В XX веке индекс «мрачности» сильно изменился. Некрасов уже не кажется таковым. Его скорбь животворна (когда она не нарочито дидактична).

6. Как Вы понимаете некрасовскую традицию? Существовала ли таковая... до Некрасова? В ком и в чем явлена она сегодня? Что может быть с ней завтра?

Большой, великий поэт всегда итожит предшественников. Понятно, что в Некрасова вливается и многое пушкинское (всем известные примеры: «Румяный критик мой...», «Сват Иван, как пить мы станем»), и «Казачья колыбельная» Лермонтова, и Рылеев, и Мерзляков и пр. Но пока не появился Некрасов, не возникало и этих несхожих струй единого потока. Некрасовская традиция ожила в Твардовском (я не говорю о частичных влияниях, скажем, на Блока). А сейчас она, по-моему, замерла. Даже «почвенные» поэты ориентируются не на него, а скорее на Есенина и, с другой стороны, на Тютчева. Я думаю, Некрасову предстоит быть открытым вновь. Кое-какие подступы я чувствую у О. Чухонцева, у В. Леоновича.

7. «...Иль нет людей, идущих дальше фразы?»
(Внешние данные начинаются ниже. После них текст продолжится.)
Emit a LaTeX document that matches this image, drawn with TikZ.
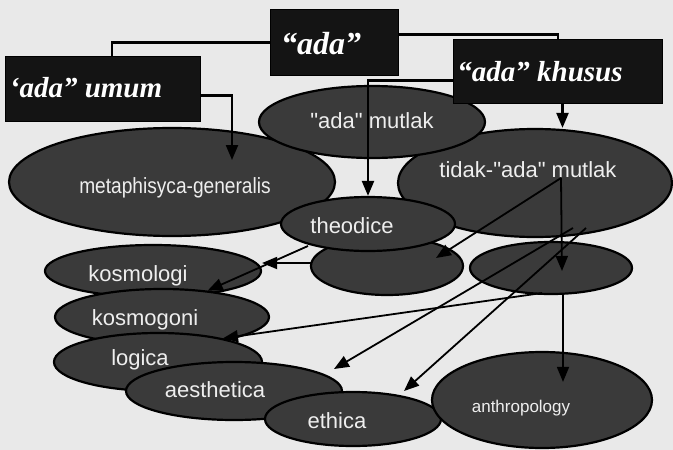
\documentclass[tikz,border=0pt]{standalone}
\usepackage{fontspec}
\setmainfont{Liberation Serif}
\newfontfamily\labfont{Liberation Sans}
\newfontfamily\labnarrow[FakeStretch=0.87]{Liberation Sans}
\usetikzlibrary{shapes.geometric,arrows.meta}
\definecolor{bgc}{HTML}{E9E9E9}
\definecolor{ellfill}{HTML}{3A3A3A}
\definecolor{boxfill}{HTML}{141414}
\definecolor{txtc}{HTML}{EEEEEE}
\begin{document}
\begin{tikzpicture}[x=1pt,y=-1pt,
  ell/.style={ellipse,draw=black,line width=2.2pt,fill=ellfill,inner sep=0pt},
  boxn/.style={rectangle,fill=boxfill,draw=black,line width=1pt,inner sep=0pt,anchor=north west},
  btxt/.style={text=white,font=\fontsize{29}{31}\selectfont\bfseries\itshape,inner sep=0pt},
  lab/.style={text=txtc,font=\labfont\fontsize{22}{24}\selectfont,inner sep=0pt},
  conn/.style={line width=2.8pt,draw=black},
  arr/.style={line width=1.8pt,draw=black,-{Triangle[length=15pt,width=12pt]}}]
\fill[bgc] (0,0) rectangle (673,450);
\useasboundingbox (0,0) rectangle (673,450);

% top ellipses
\node[ell,minimum width=326pt,minimum height=108pt] (meta) at (172,182) {};
\node[ell,minimum width=274pt,minimum height=108pt] (tidak) at (535,183) {};
\node[ell,minimum width=226pt,minimum height=72pt] (mutlak) at (372,122) {};
\node[ell,minimum width=152pt,minimum height=58pt] (mid) at (387,266) {};
\node[ell,minimum width=162pt,minimum height=52pt] (right) at (551,268) {};
\node[ell,minimum width=174pt,minimum height=54pt] (theo) at (368,224) {};
% lower ellipses
\node[ell,minimum width=216pt,minimum height=52pt] (kosl) at (153,271) {};
\node[ell,minimum width=214pt,minimum height=56pt] (kosg) at (162,317) {};
\node[ell,minimum width=208pt,minimum height=58pt] (logi) at (158,362) {};
\node[ell,minimum width=216pt,minimum height=58pt] (aest) at (234,391) {};
\node[ell,minimum width=176pt,minimum height=54pt] (ethi) at (353,419) {};
\node[ell,minimum width=220pt,minimum height=96pt] (anth) at (542,400) {};

% labels
\node[lab] (mutlakT) at (372,121) {"ada" mutlak};
\node[lab,font=\labnarrow\fontsize{22}{24}\selectfont] (metaT) at (175,188) {metaphisyca-generalis};
\node[lab] (tidakT) at (528,170) {tidak-"ada" mutlak};
\node[lab] (theoT) at (352,226) {theodice};
\node[lab] (koslT) at (138,276) {kosmologi};
\node[lab] (kosgT) at (145,320) {kosmogoni};
\node[lab] (logiT) at (140,360) {logica};
\node[lab] (aestT) at (215,390) {aesthetica};
\node[lab] (ethiT) at (337,421) {ethica};
\node[lab,font=\labfont\fontsize{17}{19}\selectfont] (anthT) at (521,408) {anthropology};

% boxes
\node[boxn,minimum width=128pt,minimum height=66pt] (ada) at (270,9) {};
\node[boxn,minimum width=195pt,minimum height=65pt] (umum) at (5,56) {};
\node[boxn,minimum width=209pt,minimum height=64pt] (khusus) at (453,39) {};
\node[btxt,font=\fontsize{32}{34}\selectfont\bfseries\itshape] (adaT) at (321,44) {“ada”};
\node[btxt] (umumT) at (86,88) {‘ada” umum};
\node[btxt] (khususT) at (540,72) {“ada” khusus};

% box connectors
\draw[conn] (ada.west) -| ([xshift=9pt]umum.north);
\draw[conn] ([yshift=8pt]ada.east) -| (khusus.north);
\draw[arr,line width=2.2pt] ([yshift=-6.5pt]umum.east) -| ([xshift=60pt,yshift=22pt]meta.center);
\draw[arr,line width=2.2pt] ([yshift=-9pt]khusus.west) -| (theo.north);
\draw[arr,line width=2.2pt] ([xshift=4.5pt]khusus.south) -- ([xshift=4.5pt]khusus.south |- tidak.north);

% named coordinates for inner arrows
\coordinate (tsrc) at (561,178);
\coordinate (tsrcA) at (573,228);
\coordinate (tsrcB) at (586,228);
\coordinate (midIn) at (436,258);
\coordinate (rightIn) at (562,271);
\coordinate (rsrc) at (563,293);
\coordinate (rsrcL) at (542,293);
\coordinate (theoSrc) at (308,246);
\coordinate (midSrc) at (312,263);
\coordinate (aestIn) at (334,369);
\coordinate (ethiIn) at (404,391);

\draw[arr] (tsrc) -- (midIn);
\draw[arr] (tsrc) -- (rightIn);
\draw[arr] (rsrc) -- (rsrc |- anth.north) -- ([yshift=-31pt]rsrc |- anth.north);
\draw[arr] (tsrcA) -- (aestIn);
\draw[arr] (tsrcB) -- (ethiIn);
\draw[arr] (rsrcL) -- (logi.20);
\draw[arr] (theoSrc) -- (kosg.30);
\draw[arr] (midSrc) -- (kosl.east |- midSrc);
\end{tikzpicture}
\end{document}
Слово «фраза» надо понимать как особый знак-символ из радикально-демократического лексикона. Антонимы: «общее дело», просто «дело» или: «великое дело любви». Я уже не могу вернуться к этому лексикону, к его исторически обусловленным и исторически зашифрованным значениям.

8. Посылаем Вам ответы известных писателей на анкету Корнея Чуковского. Не располагает ли Вас этот материал — шестидесятилетней давности — к каким-либо размышлениям и заметкам в дополнение к сегодняшней нашей анкете?

Я бы хотела ответить на первый вопрос этой анкеты: «Любите ли Вы стихотворения Некрасова?», присоединившись к Н.С. Гумилеву: «Да, очень!»  Хочу задать удивленный вопрос: почему никто из трех поэтов, перечисляя (в ярком соответствии с душой каждого из спрашиваемых) любимые стихи, не назвал гениальной «Тишины»?

А в целом ответы наводят на мысль о том, насколько поэты точнее и независимее «витий» в своих оценках.